Four dives today. The first two were on the south side if Komodo Island, at a site called Manta Alley. Not surprisingly, the chief attraction is manta rays. We were descending for the first dive when a large manta swam right under us, and it got better from there. We used reef hooks to hang out by a cleaning station where mantas circled as small fish cleaned parasites off of them. We swam through a channel where the mantas were doing flybys. At the end of our second dive, I was doing my safety stop (you spend 3 minutes in water 10-20 feet deep to let some nitrogen escape from your blood before you return to surface pressure) and I kept getting distracted from the depth gauge on my dive computer by mantas passing on my left. They met up on my right and eight of them flew around in formation: a leader, one right behind the leader, and then two rows of three mantas behind that.
After Manta Alley, which was a bit tiring because of the currents (mantas are filter feeders, so they like areas where a current brings in lots of plankton), we visited Yellow Wall, which was muc more relaxing. A leisurely swim along a wall reef with a huge amount of stuff to see. A grey reef shark checked us out at the beginning of the dive, but decided we weren't very interesting and left. There were lots of nudibranchs, sea sponges, and a sea apple.

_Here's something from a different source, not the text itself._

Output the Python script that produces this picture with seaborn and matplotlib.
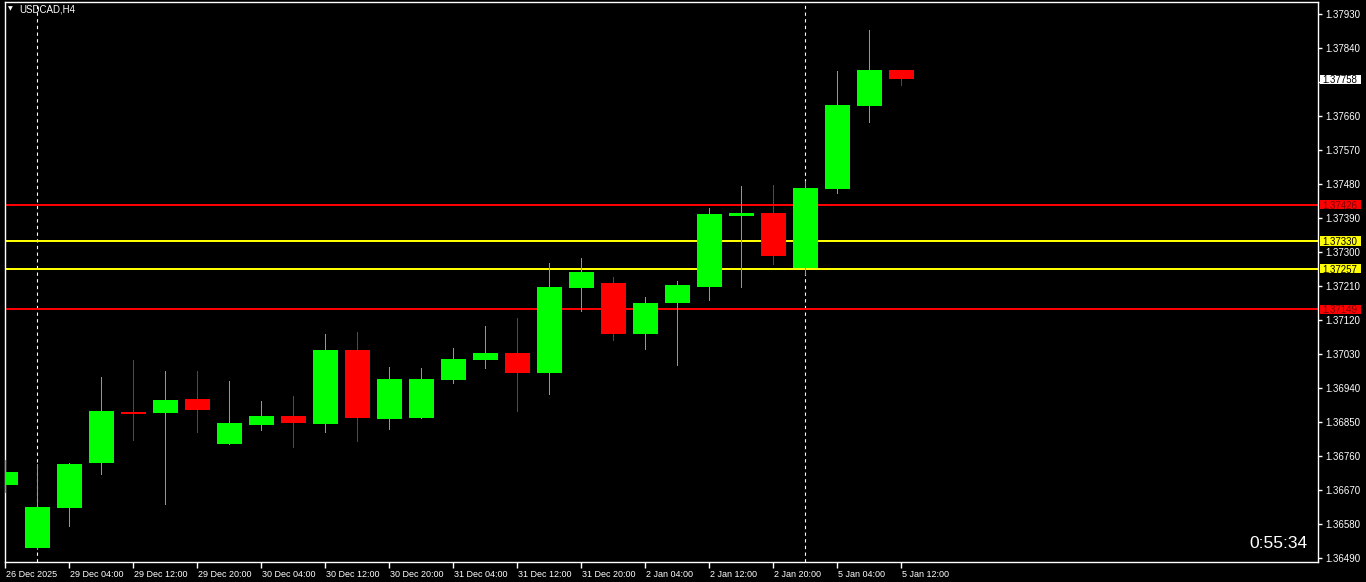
import numpy as np
import pandas as pd
import seaborn as sns
import matplotlib
matplotlib.use("Agg")
import matplotlib.pyplot as plt
import matplotlib.transforms as mtransforms
from matplotlib.patches import Rectangle

# USDCAD H4 bars, 26 Dec 20:00 -> 5 Jan 12:00 (no bars on 1 Jan)
bar_time = ["26 Dec 20:00", "29 Dec 00:00", "29 Dec 04:00", "29 Dec 08:00", "29 Dec 12:00",
            "29 Dec 16:00", "29 Dec 20:00", "30 Dec 00:00", "30 Dec 04:00", "30 Dec 08:00",
            "30 Dec 12:00", "30 Dec 16:00", "30 Dec 20:00", "31 Dec 00:00", "31 Dec 04:00",
            "31 Dec 08:00", "31 Dec 12:00", "31 Dec 16:00", "31 Dec 20:00", "2 Jan 00:00",
            "2 Jan 04:00", "2 Jan 08:00", "2 Jan 12:00", "2 Jan 16:00", "2 Jan 20:00",
            "5 Jan 00:00", "5 Jan 04:00", "5 Jan 08:00", "5 Jan 12:00"]
open_p = [1.36685, 1.36517, 1.36624, 1.36741, 1.36877, 1.36875, 1.36912, 1.36793, 1.36843, 1.36867,
          1.36846, 1.37041, 1.36859, 1.36862, 1.36962, 1.37015, 1.37033, 1.36981, 1.37206, 1.37219,
          1.37084, 1.37166, 1.37208, 1.37396, 1.37404, 1.37258, 1.37468, 1.37687, 1.37783]
high_p = [1.36750, 1.36740, 1.36742, 1.36970, 1.37015, 1.36986, 1.36986, 1.36959, 1.36906, 1.36920,
          1.37084, 1.37089, 1.36996, 1.36994, 1.37047, 1.37105, 1.37126, 1.37272, 1.37285, 1.37235,
          1.37182, 1.37224, 1.37417, 1.37476, 1.37478, 1.37489, 1.37780, 1.37888, 1.37783]
low_p = [1.36666, 1.36515, 1.36574, 1.36714, 1.36803, 1.36634, 1.36824, 1.36793, 1.36830, 1.36785,
         1.36824, 1.36801, 1.36832, 1.36860, 1.36954, 1.36994, 1.36880, 1.36925, 1.37145, 1.37068,
         1.37044, 1.37002, 1.37174, 1.37208, 1.37269, 1.37243, 1.37457, 1.37645, 1.37743]
close_p = [1.36719, 1.36626, 1.36740, 1.36880, 1.36872, 1.36909, 1.36883, 1.36848, 1.36867, 1.36848,
           1.37041, 1.36862, 1.36965, 1.36965, 1.37018, 1.37033, 1.36981, 1.37208, 1.37248, 1.37084,
           1.37166, 1.37214, 1.37401, 1.37404, 1.37290, 1.37470, 1.37690, 1.37783, 1.37758]

# horizontal levels drawn on the chart
levels = [1.37426, 1.37330, 1.37257, 1.37149]
level_colors = ["#ff0000", "#ffff00", "#ffff00", "#ff0000"]
level_text = ["#7a0000", "#000000", "#000000", "#7a0000"]
bid_price = 1.37758

ytick_values = [1.37930, 1.37840, 1.37750, 1.37660, 1.37570, 1.37480, 1.37390, 1.37300, 1.37210,
                1.37120, 1.37030, 1.36940, 1.36850, 1.36760, 1.36670, 1.36580, 1.36490]
xtick_bars = [0, 2, 4, 6, 8, 10, 12, 14, 16, 18, 20, 22, 24, 26, 28]
xtick_labels = ["26 Dec 2025", "29 Dec 04:00", "29 Dec 12:00", "29 Dec 20:00", "30 Dec 04:00",
                "30 Dec 12:00", "30 Dec 20:00", "31 Dec 04:00", "31 Dec 12:00", "31 Dec 20:00",
                "2 Jan 04:00", "2 Jan 12:00", "2 Jan 20:00", "5 Jan 04:00", "5 Jan 12:00"]
week_starts = [1, 25]  # 29 Dec 00:00 and 5 Jan 00:00
timer = "0:55:34"

sns.set_theme(style="dark", rc={"axes.facecolor": "black", "figure.facecolor": "black"})
plt.rcParams["font.family"] = ["Liberation Sans", "DejaVu Sans"]

df = pd.DataFrame({"time": bar_time, "open": open_p, "high": high_p, "low": low_p, "close": close_p})
df["x"] = np.arange(len(df))
df["up"] = df["close"] >= df["open"]
df["color"] = np.where(df["up"], "#00ff00", "#ff0000")
df["bottom"] = df[["open", "close"]].min(axis=1)
df["body"] = (df["close"] - df["open"]).abs().clip(lower=0.00003)

W, H = 1366, 582
fig = plt.figure(figsize=(W / 100, H / 100), dpi=100, facecolor="black")
ax = fig.add_axes([5 / W, 1 - 562 / H, (1318 - 5) / W, (562 - 1.5) / H])
ax.set_facecolor("black")

# wicks and bodies
ax.vlines(df["x"], df["low"], df["high"], colors=df["color"], lw=0.72, antialiased=False, zorder=3)
ax.bar(df["x"], df["body"], bottom=df["bottom"], width=0.78, color=df["color"],
       linewidth=0, antialiased=False, zorder=4)

for lv, c in zip(levels, level_colors):
    ax.axhline(lv, color=c, lw=1.2, antialiased=False, zorder=2)

for w in week_starts:
    ax.axvline(w, color="white", lw=0.8, ls=(0, (3, 3)), zorder=1)

ax.set_xlim(-0.0156, 41.02)
ax.set_ylim(1.36480, 1.37964)

for s in ax.spines.values():
    s.set_color("white")
    s.set_linewidth(1)
    s.set_visible(True)

ax.grid(False)
ax.yaxis.tick_right()
ax.set_yticks(ytick_values)
# the 1.37750 label sits under the bid box, as in the terminal
ax.set_yticklabels(["" if abs(v - bid_price) < 0.0002 else f"{v:.5f}" for v in ytick_values])
ax.tick_params(axis="y", colors="white", length=3, width=1, direction="out", labelsize=7, pad=2)

ax.set_xticks(xtick_bars)
ax.set_xticklabels(xtick_labels)
ax.tick_params(axis="x", colors="white", length=4, width=1, direction="out", labelsize=6.5, pad=2,
               bottom=True)
offset = mtransforms.ScaledTranslation(1 / 100, 0, fig.dpi_scale_trans)
for lab in ax.get_xticklabels():
    lab.set_ha("left")
    lab.set_transform(lab.get_transform() + offset)

# price boxes on the right axis
btrans = mtransforms.blended_transform_factory(fig.transFigure, ax.transData)
box_h = 9.5 / 37770
for lv, fc, tc in list(zip(levels, level_colors, level_text)) + [(bid_price, "#ffffff", "#000000")]:
    ax.add_patch(Rectangle((1320 / W, lv - box_h / 2), 41 / W, box_h, transform=btrans,
                           facecolor=fc, edgecolor="none", clip_on=False, zorder=10))
    ax.text(1322 / W, lv, f"{lv:.5f}", transform=btrans, ha="left", va="center_baseline",
            fontsize=7, color=tc, clip_on=False, zorder=11)

fig.text(8 / W, 1 - 9 / H, "\u25bc", fontsize=4.5, color="white", va="center", ha="left",
         family=["DejaVu Sans"])
fig.text(19 / W, 1 - 9 / H, "USDCAD,H4", fontsize=7, color="white", va="center", ha="left")
fig.text(1308 / W, 1 - 543 / H, timer, fontsize=12.5, color="white", va="center", ha="right")

fig.savefig("out.png", dpi=100, facecolor="black")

The night dive was interesting. A mostly sandy slope with widely spaced sea pens. Many of the sea pens had other life hanging around them, like small shrimps, or a cuttlefish. We also saw a small orange octopus that was annoyed by our lights. Ali, the dive master, kept tapping a patch of sand with a carrabiner on the end of a stick. After a few taps, a bobbit worm struck for it! I surfaced a little early and treaded water for a bit. With each stroke of my fins, luminescence sparked.